Madam Speaker, I am pleased to speak to the bill, in particular to the Bloc motion before us. Perhaps we should look historically at the motion. Railways were the first type of major land transportation. They were used years before cars were built and we had highway traffic acts in each province. Therefore the standards set out in the Railway Safety Act must be applied from coast to coast. We cannot put in a separate statute for a safety feature for one province and negate that safety feature in another province.
As my colleague from Cypress Hills—Grasslands said, it appears the bill is aimed at one province, that it is not national in its scope. It seems to be a redundant and therefore I will not be able to support the amendment.
There is a growing concern that we should have a more co-ordinated safety program. Like my colleague from Cypress Hills—Grasslands, I am wondering why we had to hurry this bill through. It would be more of a safety issue at this time to have a national trucking safety policy co-ordinated with this bill.
Eventually we will have to deal with a national policy on the trucking industry and adapt it to the bill before us. That could have been done in conjunction with this bill which would have made abundantly more sense than pushing this bill through as quickly as we did. The last time the Standing Committee on Transport met we had a presentation on ITS, intelligent transportation systems. This presentation proved to the few members there that this is the coming thing. ITS no doubt in the future are there not just for the railway system but for the trucking system. They are there for the automobile, all traffic, and should have been co-ordinated.

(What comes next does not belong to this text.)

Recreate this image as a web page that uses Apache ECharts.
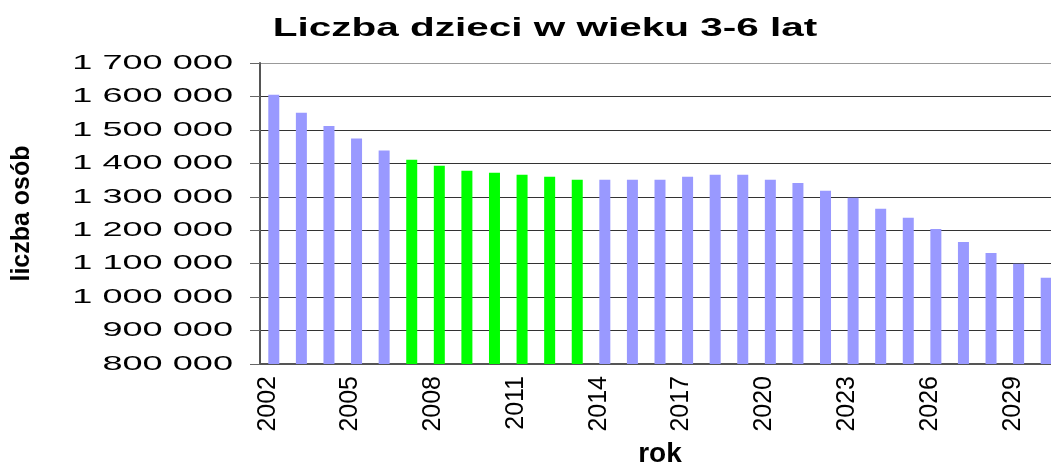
<!DOCTYPE html>
<html>
<head>
<meta charset="utf-8">
<script src="https://cdn.jsdelivr.net/npm/echarts@6/dist/echarts.min.js"></script>
<style>
html, body { margin: 0; padding: 0; background: #fff; }
#main { width: 1051px; height: 462px; }
</style>
</head>
<body>
<div id="main"></div>
<script>
// lata 2002-2030
const years = ['2002', '2003', '2004', '2005', '2006', '2007', '2008', '2009', '2010', '2011',
    '2012', '2013', '2014', '2015', '2016', '2017', '2018', '2019', '2020', '2021',
    '2022', '2023', '2024', '2025', '2026', '2027', '2028', '2029', '2030'];
// liczba dzieci w wieku 3-6 lat
const children = [1605000, 1551000, 1512000, 1474000, 1438000, 1411000, 1393000, 1378000, 1372000, 1366000,
    1360000, 1351000, 1351000, 1351000, 1351000, 1360000, 1366000, 1366000, 1351000, 1341000,
    1318000, 1297000, 1264000, 1237000, 1204000, 1165000, 1132000, 1100000, 1058000];
// lata wyróżnione na zielono
const greenYears = ['2007', '2008', '2009', '2010', '2011', '2012', '2013'];
const yTicks = [800000, 900000, 1000000, 1100000, 1200000, 1300000, 1400000, 1500000, 1600000, 1700000];

const fmt = v => String(v).replace(/\B(?=(\d{3})+(?!\d))/g, ' ');

const myChart = echarts.init(document.getElementById('main'));
myChart.setOption({
    animation: false,
    grid: { left: 260, right: -9, top: 63, bottom: 98, outerBoundsMode: 'none', containLabel: false },
    xAxis: {
        type: 'category',
        data: years,
        name: 'rok',
        nameLocation: 'middle',
        nameGap: 76,
        nameTextStyle: { fontFamily: 'Liberation Sans', fontWeight: 'bold', fontSize: 28, color: '#000' },
        axisLine: { lineStyle: { color: '#555', width: 2 } },
        axisTick: { interval: 0, length: 5, lineStyle: { color: '#333' } },
        axisLabel: {
            interval: 2, rotate: 90, margin: 12,
            verticalAlign: 'bottom', lineHeight: 12,
            fontFamily: 'Liberation Sans', fontSize: 25, color: '#000'
        }
    },
    yAxis: {
        type: 'value',
        min: 800000,
        max: 1700000,
        interval: 100000,
        name: 'liczba osób',
        nameLocation: 'middle',
        nameGap: 225,
        nameTextStyle: { fontFamily: 'Liberation Sans', fontWeight: 'bold', fontSize: 25, color: '#000' },
        axisLine: { show: true, lineStyle: { color: '#555', width: 2 } },
        axisTick: { show: true, length: 10, lineStyle: { color: '#666' } },
        axisLabel: { show: false },
        splitLine: {
            lineStyle: {
                color: ['#333', '#333', '#333', '#333', '#333', '#333', '#333', '#333', '#333', '#999'],
                width: 1
            }
        }
    },
    series: [{
        type: 'bar',
        barWidth: 11,
        data: children.map((v, i) => ({
            value: v,
            itemStyle: { color: greenYears.includes(years[i]) ? '#00FF00' : '#9999FF' }
        }))
    }]
});

// etykiety osi Y i tytuł - rozciągnięte w poziomie jak w oryginale
const labelRight = 233;
myChart.setOption({
    graphic: yTicks.map(v => ({
        type: 'text',
        x: labelRight,
        y: myChart.convertToPixel({ yAxisIndex: 0 }, v),
        scaleX: 1.72,
        style: {
            text: fmt(v),
            font: '21px "Liberation Sans"',
            fill: '#000',
            align: 'right',
            verticalAlign: 'middle'
        }
    })).concat([{
        type: 'text',
        x: 545,
        y: 29,
        scaleX: 1.62,
        style: {
            text: 'Liczba dzieci w wieku 3-6 lat',
            font: 'bold 25px "Liberation Sans"',
            fill: '#000',
            align: 'center',
            verticalAlign: 'middle'
        }
    }])
});
</script>
</body>
</html>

All these things should be built in to one facet of a National Safety Council presentation.
The railways in the United States, because they are the oldest, are reneging about getting into ITS. I suggest to hon. members opposite that the same would be true in Canada that the railways will be the last to co-operate in ITS because historically they are the oldest and they are the granddaddy of them all.
What impressed me with the presentation, which leaves the motion out, is we must have a national program and that national program through intelligent transportation systems will eventually become a continental program. I agree with the member for Cypress Hills—Grasslands that we should not have pushed this so rapidly. We should have incorporated it not within this bill but made this bill more applicable and easily applied when we move to the highway trucking industry.
I want to congratulate a person who came to the transport committee. I asked him for a video. It was about safety on the rails. I viewed the one hour video which was excellent. The problem is it was made in the U.S. There is nothing wrong with that in itself, however the reason I wanted this was to see if it was all right with the copyright to make some copies, send it out to my schools, particularly on the two major railways through my constituency, for safety reasons to be presented in the schools.
I saw the big accidents of Amtrak, Southern Pacific and so on. I had some concerns about that. I encourage the Minister of Transport in working with other ministers in the House that we should present a Canadian video to each province's departments of education and schools so that we could stop these needless fatalities of children taking chances, playing on right of ways of the railway and the needless risking of lives at crossings and so on.
We cannot support the motion. We will be supporting this bill. The final plea I make is please look at the safety features not only with regard to the operation of trains but relating to the general public and for this department to come up with a good safety video similar to the one I mentioned produced in the United States.